I kind of don't like to switch between different FoWs in flight.

VFS-214_Hawk
03-30-2007, 11:13 PM
I had been using "wide" 100% of the time for two or so years! Danm nose use to bounce too much to get any closer. Now I use Normal, which is the default view when you start, for dogfighting. When I get a bead, I switch to about 40 fov.

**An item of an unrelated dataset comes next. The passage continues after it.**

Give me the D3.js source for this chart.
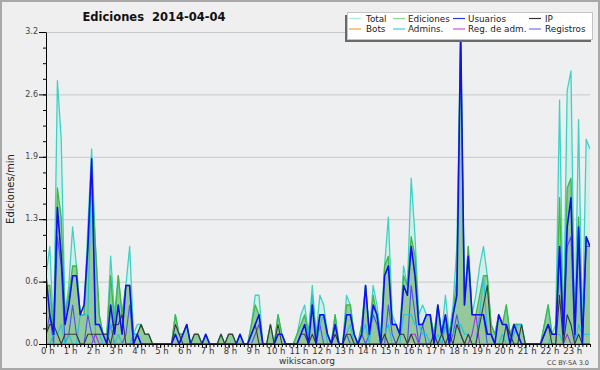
<!DOCTYPE html>
<html>
<head>
<meta charset="utf-8">
<script src="https://cdn.jsdelivr.net/npm/d3@7"></script>
<style>
body { margin: 0; background: #efefef; }
svg { display: block; font-family: 'DejaVu Sans', sans-serif; }
</style>
</head>
<body>
<div id="chart"></div>
<script>
// edits per minute, one value per 10-minute slot (00:00 .. 23:50)
const total = [
    .7, 1.0, .1, 2.7, 2.1, .3, .6, 1.2, .8, .3, .3, 1.2,
    2.0, 1.0, .3, .1, .1, .9, .3, .7, .3, .6, 1.0, .1,
    .2, .2, .1, .1, 0, 0, 0, 0, 0, 0, .3, .1,
    .1, .2, 0, .1, .1, 0, .1, 0, 0, 0, .1, 0,
    .1, .1, 0, .1, 0, 0, .2, .5, .5, 0, 0, .2,
    0, .3, .1, 0, 0, 0, .1, .3, .4, .1, .6, .1,
    .5, .4, .1, 0, .3, 0, 0, .5, .4, .1, 0, .2,
    .6, .1, .6, .4, .1, .8, 1.3, .3, .2, .1, .8, .6,
    1.7, 1.1, .3, .4, .3, .3, .1, .4, .1, .5, .1, .4,
    1.0, 3.2, .4, 1.0, .3, .5, .8, 1.0, .7, .2, .1, .3,
    .2, .4, .1, .2, .2, .2, 0, 0, 0, 0, 0, .2,
    .4, .1, .2, 2.5, .1, 2.6, 2.8, .1, 2.3, .1, 2.1, 2.0
];
const edits = [
    .6, .6, .1, 1.6, 1.3, .3, .5, .8, .8, .3, .3, .9,
    1.8, 1.0, .3, .1, .1, .7, .2, .7, .3, .6, .6, .1,
    .1, .2, .1, .1, 0, 0, 0, 0, 0, 0, .3, .1,
    .1, .2, 0, .1, .1, 0, .1, 0, 0, 0, .1, 0,
    .1, .1, 0, .1, 0, 0, .2, .4, .3, 0, 0, .2,
    0, .3, .1, 0, 0, 0, .1, .2, .3, .1, .5, .1,
    .3, .3, .1, 0, .3, 0, 0, .4, .4, .1, 0, .2,
    .6, .1, .5, .3, 0, .8, .9, .2, .2, .1, .7, .6,
    1.1, .9, .2, .2, .3, .3, .1, .4, .1, .3, .1, .3,
    .7, 3.1, .4, 1.0, .3, .3, .5, .7, .7, .2, .1, .3,
    .2, .4, .1, .2, .2, .2, 0, 0, 0, 0, 0, .2,
    .4, .1, .1, 1.5, .1, 1.6, 1.7, .1, 1.3, .1, 1.1, 1.0
];
const users = [
    .7, .3, .1, 1.4, .9, .2, .4, .7, .7, .3, .4, 1.0,
    1.9, .2, .2, .1, 0, .4, .1, .4, .1, .6, .6, 0,
    .1, 0, 0, 0, 0, 0, 0, 0, 0, 0, .1, 0,
    .1, .2, 0, 0, 0, 0, .1, 0, 0, 0, 0, 0,
    0, 0, 0, .1, 0, 0, .1, .2, .3, 0, 0, 0,
    0, .1, .1, 0, 0, 0, 0, .1, .2, 0, .4, 0,
    .3, .3, .1, 0, .2, 0, 0, .3, .3, .1, 0, .1,
    .6, .1, .4, .3, 0, .7, .8, .2, .2, .1, .6, .5,
    1.0, .7, .2, .2, .3, .3, 0, .4, .1, .3, 0, .3,
    .5, 3.2, .4, .9, .3, .3, .3, .3, .1, .1, 0, .3,
    .2, .2, 0, .2, .1, 0, 0, 0, 0, 0, 0, .1,
    .2, .1, .1, 1.0, .1, 1.2, 1.5, .1, 1.2, 0, 1.1, 1.0
];
const ip = [
    .1, .2, .2, .1, 0, .1, .1, .1, .1, 0, 0, .1,
    .1, .1, .1, .1, .1, 0, .2, .2, .3, 0, 0, 0,
    .1, .2, .1, .1, 0, 0, 0, 0, 0, 0, .2, .1,
    0, 0, 0, .1, .1, 0, 0, 0, 0, 0, .1, 0,
    .1, .1, 0, 0, 0, 0, .1, .2, 0, 0, 0, .2,
    0, .2, 0, 0, 0, 0, 0, .1, .1, 0, .1, 0,
    0, 0, 0, 0, .1, 0, 0, .1, .1, 0, 0, 0,
    0, 0, 0, 0, 0, .1, 0, 0, 0, .1, .1, 0,
    .1, 0, 0, 0, 0, 0, .1, 0, .1, 0, .1, 0,
    .2, .1, 0, .1, 0, 0, .2, .4, .6, .1, 0, 0,
    0, .2, .1, 0, 0, .2, 0, 0, 0, 0, 0, .1,
    .2, 0, 0, .5, 0, .3, .2, 0, .1, 0, 0, 0
];
const bots = [
    0, 0, 0, 0, 0, 0, 0, 0, 0, 0, 0, 0,
    0, 0, 0, 0, 0, 0, 0, 0, 0, 0, 0, 0,
    0, 0, 0, 0, 0, 0, 0, 0, 0, 0, 0, 0,
    0, 0, 0, 0, 0, 0, 0, 0, 0, 0, 0, 0,
    0, 0, 0, 0, 0, 0, 0, 0, 0, 0, 0, 0,
    0, 0, 0, 0, 0, 0, 0, 0, 0, 0, 0, 0,
    0, 0, 0, 0, 0, 0, 0, 0, 0, 0, 0, 0,
    0, 0, 0, 0, 0, 0, 0, 0, 0, 0, 0, 0,
    0, 0, 0, 0, 0, 0, 0, 0, 0, 0, 0, 0,
    0, 0, 0, 0, 0, 0, 0, 0, 0, 0, 0, 0,
    0, 0, 0, 0, 0, 0, 0, 0, 0, 0, 0, 0,
    0, 0, 0, 0, 0, 0, 0, 0, 0, 0, 0, 0
];
const admins = [
    0, 0, .1, .1, .2, 0, .1, 0, 0, .3, .3, .3,
    1.8, .1, .1, 0, 0, .2, 0, .1, 0, 0, 0, .1,
    .1, 0, 0, 0, 0, 0, 0, 0, 0, 0, 0, 0,
    0, 0, 0, 0, 0, 0, 0, 0, 0, 0, 0, 0,
    0, 0, 0, 0, 0, 0, 0, 0, 0, 0, 0, 0,
    0, 0, 0, 0, 0, 0, 0, .1, .2, .1, .5, 0,
    .2, .3, 0, 0, 0, 0, 0, .1, .2, 0, 0, .1,
    .2, 0, .4, .3, 0, .1, .2, 0, 0, 0, .3, .3,
    .3, .2, .2, .1, .1, 0, 0, .1, 0, .2, .1, .1,
    .2, .2, .1, .1, 0, 0, .3, .7, .1, .1, 0, 0,
    .1, 0, 0, .1, .2, .2, 0, 0, 0, 0, 0, 0,
    0, .1, .1, .1, 0, .3, .2, 0, .2, .1, .1, .1
];
const adminLogs = [
    0, 0, 0, 0, 0, 0, 0, 0, 0, 0, 0, 0,
    0, .1, 0, 0, 0, 0, 0, 0, 0, 0, 0, 0,
    0, 0, 0, 0, 0, 0, 0, 0, 0, 0, 0, 0,
    0, 0, 0, 0, 0, 0, 0, 0, 0, 0, 0, 0,
    0, 0, 0, 0, 0, 0, 0, 0, 0, 0, 0, 0,
    0, 0, 0, 0, 0, 0, 0, 0, 0, 0, 0, 0,
    0, 0, 0, 0, 0, 0, 0, 0, 0, 0, 0, 0,
    0, 0, 0, 0, 0, 0, 0, 0, 0, 0, 0, 0,
    .1, .1, 0, 0, 0, 0, 0, 0, 0, 0, 0, 0,
    0, 0, 0, 0, .1, .3, 0, 0, 0, 0, 0, 0,
    0, 0, 0, 0, 0, 0, 0, 0, 0, 0, 0, 0,
    0, 0, 0, 0, 0, .1, 0, 0, 0, 0, 0, 0
];
const logs = [
    .1, .3, 0, 1.1, .8, 0, .1, .4, .1, 0, 0, .3,
    .1, 0, 0, 0, 0, .2, 0, 0, 0, .1, .4, 0,
    0, 0, 0, 0, 0, 0, 0, 0, 0, 0, 0, 0,
    0, 0, 0, 0, 0, 0, 0, 0, 0, 0, 0, 0,
    0, 0, 0, 0, 0, 0, 0, .1, .2, 0, 0, 0,
    0, 0, 0, 0, 0, 0, 0, 0, 0, 0, 0, 0,
    .2, 0, 0, 0, 0, 0, 0, .1, 0, 0, 0, .1,
    0, .1, .3, .2, 0, 0, .4, .1, 0, 0, 0, 0,
    .6, .3, 0, .2, 0, 0, 0, 0, 0, .2, 0, .1,
    .3, .1, 0, 0, 0, 0, .3, .3, 0, 0, 0, 0,
    0, 0, 0, 0, 0, 0, 0, 0, 0, 0, 0, 0,
    0, 0, 0, 1.0, 0, 1.0, 1.1, 0, 1.0, 0, 1.0, 1.0
];

const hourLabels = ['0 h', '1 h', '2 h', '3 h', '4 h', '5 h', '6 h', '7 h', '8 h', '9 h', '10 h', '11 h',
    '12 h', '13 h', '14 h', '15 h', '16 h', '17 h', '18 h', '19 h', '20 h', '21 h', '22 h', '23 h'];
const yTicks = [0, 0.64, 1.28, 1.92, 2.56, 3.2];

const legendNames = ['Total', 'Ediciones', 'Usuarios', 'IP', 'Bots', 'Admins.', 'Reg. de adm.', 'Registros'];
const legendColors = ['#a9e6de', '#8fd48f', '#3434e6', '#333333', '#f5a23c', '#45c9dc', '#cc55dd', '#7272f0'];

const width = 600, height = 370;
const plotLeft = 46, plotRight = 590, plotTop = 32, plotBottom = 344;

const svg = d3.select('#chart').append('svg')
    .attr('width', width)
    .attr('height', height);

svg.append('rect')
    .attr('x', 1).attr('y', 1)
    .attr('width', width - 2).attr('height', height - 2)
    .attr('fill', '#efefef')
    .attr('stroke', '#a8a8a8')
    .attr('stroke-width', 2);

svg.append('rect')
    .attr('x', plotLeft).attr('y', plotTop)
    .attr('width', plotRight - plotLeft).attr('height', plotBottom - plotTop)
    .attr('fill', '#eeeff1');

const xScale = d3.scaleLinear()
    .domain([0, total.length - 1])
    .range([plotLeft, plotRight]);

const yScale = d3.scaleLinear()
    .domain([0, 3.2])
    .range([plotBottom, plotTop]);

// grid
const grid = svg.append('g')
    .attr('transform', `translate(${plotLeft}, 0)`)
    .call(d3.axisLeft(yScale).tickValues(yTicks).tickSize(-(plotRight - plotLeft)).tickFormat(''));
grid.select('.domain').remove();

svg.append('clipPath').attr('id', 'plot')
    .append('rect')
    .attr('x', plotLeft).attr('y', plotTop - 2)
    .attr('width', plotRight - plotLeft).attr('height', plotBottom - plotTop + 2);

const plot = svg.append('g').attr('clip-path', 'url(#plot)');

const area = d3.area()
    .x((d, i) => xScale(i))
    .y0(yScale(0))
    .y1(d => yScale(d));

const line = d3.line()
    .x((d, i) => xScale(i))
    .y(d => yScale(d));

plot.append('path').attr('d', area(total)).attr('fill', '#d4efe9');
plot.append('path').attr('d', area(edits)).attr('fill', '#93c99b');

const lines = [
    {values: total, color: '#3ed2c4', width: 1.3},
    {values: edits, color: '#3db847', width: 1.3},
    {values: logs, color: '#4f4ff2', width: 1.1},
    {values: admins, color: '#22c3dd', width: 1.1},
    {values: bots, color: '#f5a23c', width: 1},
    {values: adminLogs, color: '#a532de', width: 1.1},
    {values: ip, color: '#3a3a3a', width: 1.1},
    {values: users, color: '#0f0ff0', width: 1.6}
];

lines.forEach(s => {
    plot.append('path')
        .attr('d', line(s.values))
        .attr('fill', 'none')
        .attr('stroke', s.color)
        .attr('stroke-width', s.width)
        .attr('stroke-linejoin', 'round');
});

// axes
const yMinor = svg.append('g')
    .attr('transform', `translate(${plotLeft}, 0)`)
    .call(d3.axisLeft(yScale).tickValues(d3.range(0, 3.21, 0.16)).tickSize(3).tickFormat('').tickSizeOuter(0));
yMinor.select('.domain').remove();

const yAxis = svg.append('g')
    .attr('transform', `translate(${plotLeft}, 0)`)
    .call(d3.axisLeft(yScale).tickValues(yTicks).tickFormat(d3.format('.1f')).tickSize(7).tickPadding(1).tickSizeOuter(0));
yAxis.selectAll('text')
    .attr('font-family', 'DejaVu Sans, sans-serif')
    .attr('font-size', 8)
    .attr('fill', '#444')
    .attr('dy', '0.2em');

svg.append('g')
    .attr('transform', `translate(0, ${plotBottom})`)
    .call(d3.axisBottom(xScale).tickValues(d3.range(0, total.length)).tickSize(3).tickFormat('').tickSizeOuter(0));

const xAxis = svg.append('g')
    .attr('transform', `translate(0, ${plotBottom})`)
    .call(d3.axisBottom(xScale)
        .tickValues(hourLabels.map((h, i) => i * 6))
        .tickFormat((d, i) => hourLabels[i])
        .tickSize(4).tickPadding(0).tickSizeOuter(0));
xAxis.selectAll('text')
    .attr('font-family', 'DejaVu Sans, sans-serif')
    .attr('font-size', 8.5)
    .attr('fill', '#333')
    .attr('dx', '0.15em');

svg.selectAll('.domain, .tick line').attr('stroke', '#000');
grid.selectAll('line').attr('stroke', '#c9c9c9');

// texts
svg.append('text')
    .attr('x', 154).attr('y', 21)
    .attr('text-anchor', 'middle')
    .attr('font-size', 11.5)
    .attr('font-weight', 'bold')
    .attr('fill', '#111')
    .style('white-space', 'pre')
    .text('Ediciones  2014-04-04');

svg.append('text')
    .attr('transform', 'translate(14, 189) rotate(-90)')
    .attr('text-anchor', 'middle')
    .attr('font-size', 10)
    .attr('fill', '#222')
    .text('Ediciones/min');

svg.append('text')
    .attr('x', 307).attr('y', 364)
    .attr('text-anchor', 'middle')
    .attr('font-size', 9)
    .attr('fill', '#333')
    .text('wikiscan.org');

svg.append('text')
    .attr('x', 589).attr('y', 365)
    .attr('text-anchor', 'end')
    .attr('font-size', 6.5)
    .attr('fill', '#444')
    .text('CC BY-SA 3.0');

// legend
svg.append('rect')
    .attr('x', 345).attr('y', 15)
    .attr('width', 246).attr('height', 27)
    .attr('fill', '#6a6a6a');
svg.append('rect')
    .attr('x', 347.5).attr('y', 12.5)
    .attr('width', 245).attr('height', 27)
    .attr('fill', '#fff')
    .attr('stroke', '#c4c4c4');

const colSwatch = [349, 393, 453, 529];
const colText = [366, 408, 468, 545];
const rowY = [18.5, 29];

const legend = svg.append('g').selectAll('g')
    .data(legendNames)
    .enter()
    .append('g');

legend.append('line')
    .attr('x1', (d, i) => colSwatch[i % 4])
    .attr('x2', (d, i) => colSwatch[i % 4] + 12)
    .attr('y1', (d, i) => rowY[Math.floor(i / 4)])
    .attr('y2', (d, i) => rowY[Math.floor(i / 4)])
    .attr('stroke', (d, i) => legendColors[i])
    .attr('stroke-width', 1.2);

legend.append('text')
    .attr('x', (d, i) => colText[i % 4])
    .attr('y', (d, i) => rowY[Math.floor(i / 4)] + 3.3)
    .attr('font-size', 8.8)
    .attr('fill', '#222')
    .text(d => d);
</script>
</body>
</html>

I am now trying to set my micro dohickie on the ch throttle to mouse mode.

Tully__
03-31-2007, 01:39 AM
I use wide (90 degree FOV) unless I want a close look at something, then zoom (30 degree). In a given mission I may only hit zoom 3-6 times...

lowfighter
03-31-2007, 03:39 AM
It's interesting: when using wide FoV the AC "looks" more stable when approaching a target than using the narrow FoV. That's pretty normal but I think there's something more about it: if I use the narrow FoV, while seeing this seemingly bigger AC instability I have a STRONGER tendency to correct it, and this might end into an even bigger instability, "pilot induced" I think they called it. Hm, not sure...

VFS-214_Hawk
03-31-2007, 07:48 AM
Originally posted by lowfighter:
It's interesting: when using wide FoV the AC "looks" more stable when approaching a target than using the narrow FoV. That's pretty normal but I think there's something more about it: if I use the narrow FoV, while seeing this seemingly bigger AC instability I have a STRONGER tendency to correct it, and this might end into an even bigger instability, "pilot induced" I think they called it. Hm, not sure...

Thats what my problem was and is really why I started this thread and is why I thought it was a zoom. I figured it doubled the action as it did the view! I just have to remember that its not a real airplane. I wish I had rudder peds with force feedback!